6th Dec, 2016

Coventry Police under fire for entering unlocked homes and tweeting pictures

Coventry Editorial 26th Jan, 2016 Updated: 28th Oct, 2016

COVENTRY Police have been slammed on social media for posting photos of officers inside unlocked residents’ homes.

The Twitter pictures, which have since been deleted, show officers testing doors and windows with captions advising homeowners to ensure their properties are secure.

The photos were part of the #stoleninseconds campaign, which the force hoped would highlight how insecure entrances present opportunities to thieves.

And while the force claims to have received positive feedback from residents, others on social media have slammed the actions of officers.

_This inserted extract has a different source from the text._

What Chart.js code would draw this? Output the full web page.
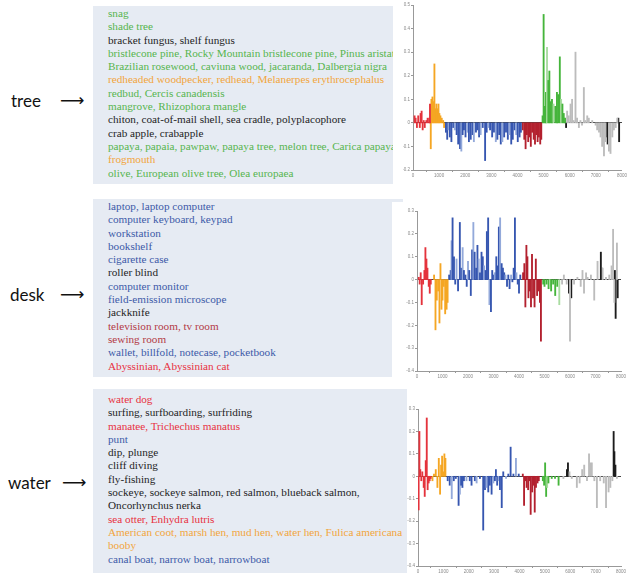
<!DOCTYPE html>
<html>
<head>
<meta charset="utf-8">
<script src="https://cdn.jsdelivr.net/npm/chart.js@4"></script>
<style>
    html, body { margin: 0; padding: 0; background: #fff; }
    #page { position: relative; width: 628px; height: 573px; overflow: hidden; }
    .word { position: absolute; font-family: Lato, "Open Sans", sans-serif; font-size: 17px; color: #111; line-height: 20px; }
    .arrow { position: absolute; font-family: "DejaVu Sans", sans-serif; font-size: 17px; color: #111; line-height: 20px; }
    .box { position: absolute; background: #e6ebf3; overflow: hidden; white-space: nowrap;
           font-family: "Liberation Serif", "Times New Roman", serif; font-size: 11.2px; line-height: 13.3px; }
    .box div { padding-left: 15px; }
    canvas { position: absolute; background: #fff; }
</style>
</head>
<body>
<div id="page">
    <div class="word" style="left:11px; top:91px;">tree</div>
    <div class="arrow" style="left:60px; top:90px;">⟶</div>
    <div class="word" style="left:10px; top:285px;">desk</div>
    <div class="arrow" style="left:60px; top:284px;">⟶</div>
    <div class="word" style="left:8px; top:473px;">water</div>
    <div class="arrow" style="left:62px; top:472px;">⟶</div>

    <div class="box" id="box-tree" style="left:93px; top:6px; width:300px; height:177px; padding-top:1px;"></div>
    <div class="box" id="box-desk" style="left:93px; top:199px; width:310px; height:177px; padding-top:1px;"></div>
    <div class="box" id="box-water" style="left:93px; top:389px; width:314px; height:184px; padding-top:4px;"></div>

    <canvas id="chart-tree" width="225" height="195" style="left:403px; top:0px;"></canvas>
    <canvas id="chart-desk" width="236" height="183" style="left:392px; top:202px;"></canvas>
    <canvas id="chart-water" width="221" height="184" style="left:407px; top:389px;"></canvas>
</div>

<script>
// term lists, each entry is [text, group]
const treeTerms = [
    ['snag', 'green'], ['shade tree', 'green'], ['bracket fungus, shelf fungus', 'black'],
    ['bristlecone pine, Rocky Mountain bristlecone pine, Pinus aristata', 'green'],
    ['Brazilian rosewood, caviuna wood, jacaranda, Dalbergia nigra', 'green'],
    ['redheaded woodpecker, redhead, Melanerpes erythrocephalus', 'orange'],
    ['redbud, Cercis canadensis', 'green'], ['mangrove, Rhizophora mangle', 'green'],
    ['chiton, coat-of-mail shell, sea cradle, polyplacophore', 'black'],
    ['crab apple, crabapple', 'black'],
    ['papaya, papaia, pawpaw, papaya tree, melon tree, Carica papaya', 'green'],
    ['frogmouth', 'orange'], ['olive, European olive tree, Olea europaea', 'green']
];
const deskTerms = [
    ['laptop, laptop computer', 'blue'], ['computer keyboard, keypad', 'blue'], ['workstation', 'blue'],
    ['bookshelf', 'blue'], ['cigarette case', 'blue'], ['roller blind', 'black'],
    ['computer monitor', 'blue'], ['field-emission microscope', 'blue'], ['jackknife', 'black'],
    ['television room, tv room', 'darkred'], ['sewing room', 'darkred'],
    ['wallet, billfold, notecase, pocketbook', 'blue'], ['Abyssinian, Abyssinian cat', 'red']
];
const waterTerms = [
    ['water dog', 'red'], ['surfing, surfboarding, surfriding', 'black'],
    ['manatee, Trichechus manatus', 'red'], ['punt', 'blue'], ['dip, plunge', 'black'],
    ['cliff diving', 'black'], ['fly-fishing', 'black'],
    ['sockeye, sockeye salmon, red salmon, blueback salmon,', 'black'], ['Oncorhynchus nerka', 'black'],
    ['sea otter, Enhydra lutris', 'red'],
    ['American coot, marsh hen, mud hen, water hen, Fulica americana', 'orange'],
    ['booby', 'orange'], ['canal boat, narrow boat, narrowboat', 'blue']
];

// bar data per colour group: [position, value]
const treeRed = [[60,0.03],[100,0.02],[150,-0.02],[200,0.03],[260,-0.02],[290,0.04],[330,0.05],[370,-0.03],[410,0.01],[450,-0.02],[510,0.01],[560,0.02],[620,0.02],[650,0.08]];
const treeOrange = [[680,-0.11],[705,0.10],[745,0.11],[780,0.09],[820,0.25],[860,0.06],[895,0.08],[935,0.06],[975,0.08],[1010,0.04],[1050,0.03],[1100,0.02],[1155,0.01],[1190,-0.02]];
const treeBlue = [[1260,-0.04],[1310,-0.07],[1360,-0.03],[1410,-0.06],[1470,-0.08],[1540,-0.02],[1600,-0.03],[1670,-0.05],[1730,-0.09],[1800,-0.11],[1850,-0.12],[1900,-0.05],[1950,-0.03],[2010,-0.06],[2080,-0.04],[2140,-0.08],[2210,-0.07],[2280,-0.05],[2330,-0.08],[2410,-0.04],[2460,-0.03],[2530,-0.06],[2590,-0.05],[2670,-0.02],[2760,-0.16],[2820,-0.04],[2890,-0.02],[2950,-0.03],[3030,-0.06],[3100,-0.04],[3170,-0.08],[3230,-0.07],[3300,-0.05],[3360,-0.09],[3420,-0.08],[3490,-0.06],[3560,-0.04],[3630,-0.07],[3690,-0.05],[3760,-0.09],[3820,-0.07],[3890,-0.03],[3950,-0.05],[4010,-0.08],[4080,-0.06],[4130,-0.04]];
const treeDarkRed = [[4200,-0.03],[4260,-0.07],[4310,-0.11],[4360,-0.05],[4410,-0.08],[4460,-0.06],[4510,-0.10],[4560,-0.04],[4620,-0.07],[4670,-0.09],[4720,-0.05],[4770,-0.08],[4820,-0.06],[4870,-0.09],[4910,-0.07]];
const treeGreen = [[4960,0.03],[5000,0.46],[5050,0.07],[5090,0.13],[5130,0.32],[5180,0.18],[5220,0.22],[5260,0.09],[5320,0.10],[5380,0.08],[5450,0.07],[5510,0.13],[5560,0.12],[5620,0.28],[5670,0.10],[5720,0.08],[5770,0.04],[5820,0.02]];
const treeGray = [[5900,0.05],[5960,0.03],[6030,0.08],[6090,0.10],[6150,0.01],[6220,0.30],[6280,0.02],[6350,-0.02],[6410,0.01],[6470,-0.01],[6540,0.15],[6600,0.01],[6670,0.03],[6730,0.02],[6860,0.01],[6990,-0.01],[7050,-0.03],[7120,-0.04],[7180,-0.06],[7240,-0.10],[7310,-0.14],[7370,-0.08],[7500,-0.12],[7560,-0.13],[7630,-0.06],[7690,-0.03],[7760,-0.02],[7820,0.02]];
const treeBlack = [[5860,-0.02],[7410,-0.06],[7450,-0.09],[7860,0.02],[7890,-0.08]];

const deskRed = [[70,0.01],[105,-0.02],[145,0.03],[185,-0.11],[240,-0.02],[290,0.04],[330,0.14],[370,0.09],[410,0.05],[460,-0.03],[500,-0.06],[540,-0.02]];
const deskOrange = [[670,0.02],[725,-0.22],[775,-0.09],[830,-0.05],[880,-0.19],[920,0.07],[960,-0.13],[1000,-0.09],[1050,-0.03],[1105,-0.15],[1160,-0.13],[1200,-0.10]];
const deskBlue = [[1260,0.02],[1320,0.04],[1355,0.17],[1395,0.27],[1450,0.10],[1500,-0.02],[1550,0.09],[1610,-0.05],[1680,0.25],[1740,0.05],[1790,0.14],[1840,0.04],[1900,0.02],[1950,-0.03],[2000,0.08],[2050,0.04],[2110,-0.07],[2160,0.13],[2210,0.25],[2260,0.12],[2320,0.05],[2370,0.15],[2420,0.09],[2470,0.03],[2530,0.12],[2580,0.10],[2630,0.06],[2690,0.04],[2740,0.21],[2790,0.27],[2840,-0.11],[2900,-0.14],[2950,0.04],[3000,0.02],[3050,0.03],[3110,0.10],[3160,0.06],[3210,0.23],[3260,0.27],[3320,0.07],[3370,0.05],[3420,0.03],[3470,0.02],[3530,-0.03],[3580,0.02],[3630,-0.04],[3690,0.02],[3740,-0.01],[3790,0.05],[3840,0.27],[3900,0.03],[3950,-0.02],[4000,-0.06],[4050,0.02]];
const deskDarkRed = [[4160,0.03],[4210,0.07],[4250,-0.12],[4290,0.15],[4330,0.10],[4370,-0.08],[4420,-0.05],[4470,-0.12],[4510,0.11],[4550,-0.08],[4610,-0.12],[4660,0.09],[4710,-0.07],[4760,-0.05],[4820,-0.10],[4860,-0.27]];
const deskGreen = [[4950,-0.02],[5000,-0.03],[5080,-0.02],[5160,-0.04],[5210,-0.03],[5260,-0.05],[5340,-0.02],[5420,-0.07],[5500,-0.03],[5580,-0.11]];
const deskGray = [[5690,-0.02],[5760,0.02],[5870,-0.02],[6000,-0.27],[6160,-0.02],[6290,0.01],[6420,-0.03],[6490,0.04],[6550,-0.06],[6630,0.03],[6690,0.01],[6820,0.02],[6950,-0.09],[7080,0.08],[7280,0.05],[7410,0.01],[7540,0.02],[7630,0.06],[7690,0.22],[7740,-0.10],[7840,0.16]];
const deskBlack = [[5960,-0.06],[6050,-0.08],[7210,0.12],[7250,0.05],[7760,0.04],[7790,-0.17],[7870,-0.08]];

const waterRed = [[25,-0.15],[55,0.20],[90,0.03],[130,-0.02],[170,0.02],[225,-0.05],[265,-0.09],[305,0.07],[345,0.26],[380,-0.06],[420,-0.03],[460,-0.02],[500,-0.01]];
const waterOrange = [[570,-0.02],[630,0.01],[700,0.03],[765,-0.05],[820,0.08],[870,-0.08],[910,0.05],[950,0.09],[1000,0.02],[1040,0.10],[1080,0.08]];
const waterBlue = [[1170,-0.02],[1250,-0.04],[1330,-0.10],[1410,-0.02],[1490,-0.01],[1600,-0.13],[1650,-0.08],[1700,-0.04],[1750,-0.05],[1810,-0.02],[1910,-0.02],[2040,-0.02],[2110,-0.04],[2240,-0.02],[2310,-0.03],[2440,-0.01],[2570,-0.24],[2640,-0.06],[2700,-0.05],[2770,-0.07],[2830,-0.04],[2900,-0.08],[2970,-0.03],[3030,-0.02],[3070,0.03],[3120,-0.04],[3180,-0.02],[3230,-0.06],[3300,-0.14],[3360,0.02],[3470,-0.01],[3560,0.01],[3650,0.13],[3760,0.01],[3860,0.08],[3970,0.01]];
const waterDarkRed = [[4130,0.01],[4180,-0.13],[4230,-0.02],[4280,-0.05],[4340,-0.06],[4390,-0.02],[4440,-0.17],[4500,-0.07],[4550,-0.04],[4600,-0.16],[4650,-0.05],[4710,-0.03],[4760,-0.02]];
const waterGreen = [[4920,-0.02],[4970,-0.04],[5010,0.06],[5050,-0.09],[5090,-0.05],[5140,-0.03],[5270,-0.01],[5400,-0.01],[5540,-0.04]];
const waterGray = [[5730,-0.01],[5970,0.02],[6060,-0.01],[6260,-0.05],[6370,-0.03],[6470,0.03],[6550,0.05],[6660,-0.02],[6740,0.10],[6790,0.06],[6850,0.06],[6950,-0.02],[7050,-0.14],[7180,-0.02],[7320,-0.03],[7410,-0.14],[7510,-0.07],[7580,-0.05],[7660,-0.02],[7840,-0.01]];
const waterBlack = [[5870,0.03],[5910,0.06],[7710,0.20],[7740,0.11],[7780,0.05]];

const xTicks = [0, 1000, 2000, 3000, 4000, 5000, 6000, 7000, 8000];

const textColors = { green: '#56b54e', black: '#1e1e1e', orange: '#f2a53c', blue: '#3d5aa8', darkred: '#b33945', red: '#e8313f' };
const barColors = { red: '#e4333c', orange: '#f5a623', blue: '#3656b0', lightBlue: '#93a9da', darkRed: '#b3202e',
                    green: '#45b53b', lightGreen: '#a8dca0', gray: '#bcbcbc', black: '#1c1c1c' };

const fillBox = (id, terms) => {
    document.getElementById(id).innerHTML = terms.map(([text, group]) =>
        `<div style="color:${textColors[group]}">${text}</div>`).join('');
};

const toPoints = (pairs) => pairs.map(([x, y]) => ({ x, y }));

const makeChart = (id, groups, yMin, yMax, box) => {
    const datasets = [
        { data: toPoints(groups.red), backgroundColor: barColors.red },
        { data: toPoints(groups.orange), backgroundColor: barColors.orange },
        { data: toPoints(groups.blue), backgroundColor: ctx => ctx.dataIndex % 4 === 2 ? barColors.lightBlue : barColors.blue },
        { data: toPoints(groups.darkRed), backgroundColor: barColors.darkRed },
        { data: toPoints(groups.green), backgroundColor: ctx => ctx.dataIndex % 5 === 4 ? barColors.lightGreen : barColors.green },
        { data: toPoints(groups.gray), backgroundColor: barColors.gray },
        { data: toPoints(groups.black), backgroundColor: barColors.black }
    ];

    new Chart(document.getElementById(id).getContext('2d'), {
        type: 'bar',
        data: { datasets },
        options: {
            responsive: false,
            animation: false,
            layout: { padding: { top: box.top, right: box.right, left: 0, bottom: 0 } },
            plugins: { legend: { display: false }, tooltip: { enabled: false } },
            datasets: { bar: { grouped: false, barThickness: 1.2 } },
            scales: {
                x: {
                    type: 'linear', min: 0, max: 8000, offset: false,
                    afterBuildTicks: scale => { scale.ticks = xTicks.map(value => ({ value })); },
                    afterFit: scale => { scale.height = box.xHeight; },
                    border: { color: '#999' },
                    grid: { drawOnChartArea: false, tickLength: 2, tickColor: '#999' },
                    ticks: { font: { size: 4.5, family: 'Arial' }, color: '#888', padding: 1, maxRotation: 0, autoSkip: false,
                             callback: v => String(v) }
                },
                y: {
                    min: yMin, max: yMax,
                    afterFit: scale => { scale.width = box.yWidth; },
                    border: { color: '#999' },
                    grid: {
                        tickLength: 2, tickColor: '#999',
                        color: ctx => ctx.tick && Math.abs(ctx.tick.value) < 1e-9 ? '#444' : 'rgba(0,0,0,0)'
                    },
                    ticks: {
                        stepSize: 0.1, font: { size: 4.5, family: 'Arial' }, color: '#888', padding: 1,
                        callback: v => String(Math.round(v * 10) / 10)
                    }
                }
            }
        }
    });
};

fillBox('box-tree', treeTerms);
fillBox('box-desk', deskTerms);
fillBox('box-water', waterTerms);

makeChart('chart-tree',
    { red: treeRed, orange: treeOrange, blue: treeBlue, darkRed: treeDarkRed, green: treeGreen, gray: treeGray, black: treeBlack },
    -0.2, 0.5, { top: 5, right: 6, xHeight: 25, yWidth: 10 });
makeChart('chart-desk',
    { red: deskRed, orange: deskOrange, blue: deskBlue, darkRed: deskDarkRed, green: deskGreen, gray: deskGray, black: deskBlack },
    -0.4, 0.3, { top: 9, right: 7, xHeight: 14, yWidth: 25 });
makeChart('chart-water',
    { red: waterRed, orange: waterOrange, blue: waterBlue, darkRed: waterDarkRed, green: waterGreen, gray: waterGray, black: waterBlack },
    -0.4, 0.3, { top: 20, right: 7, xHeight: 7, yWidth: 11 });
</script>
</body>
</html>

Some questioned the legality of the move – Twitter user @quendergeer saying: “Pretty sure “wandering in to make a point” would receive a very dim view from the IPCC.”

While @craigwalder said: “If you enter my home like this, don’t be surprised if I use reasonable force when I hear you.”

Others however defended the actions – @davemyopinion arguing: “Coventry police in trouble for getting into insecure homes and taking a photo to prove it. People should thank them, could’ve been burglers.”

Following criticism, the Coventry Police team tweeted to thank people for their feedback and say they would review the success of the tactics.

Coventry Police Chief Inspector Helen Kirkman, justified the move – arguing that more than 25 per cent of all burglaries in the area are ‘walk in’ offences committed by opportunistic thieves.

She added: “Neighbourhood police teams have been on patrol to deter such offences, look for suspects, and to offer crime prevention advice to residents.

“If they find a door or window left open I think people would want officers to check everything is OK at that address and not to just walk on by.

“We have had very positive feedback from residents…they are grateful for officers pointing out what they’ve found and the advice they’re offered.

“We encourage our police teams to be proactive and creative in their use of social media to engage with the public and get messages across.

“We haven’t received any complaints from residents but obviously we will take on board social media comments.”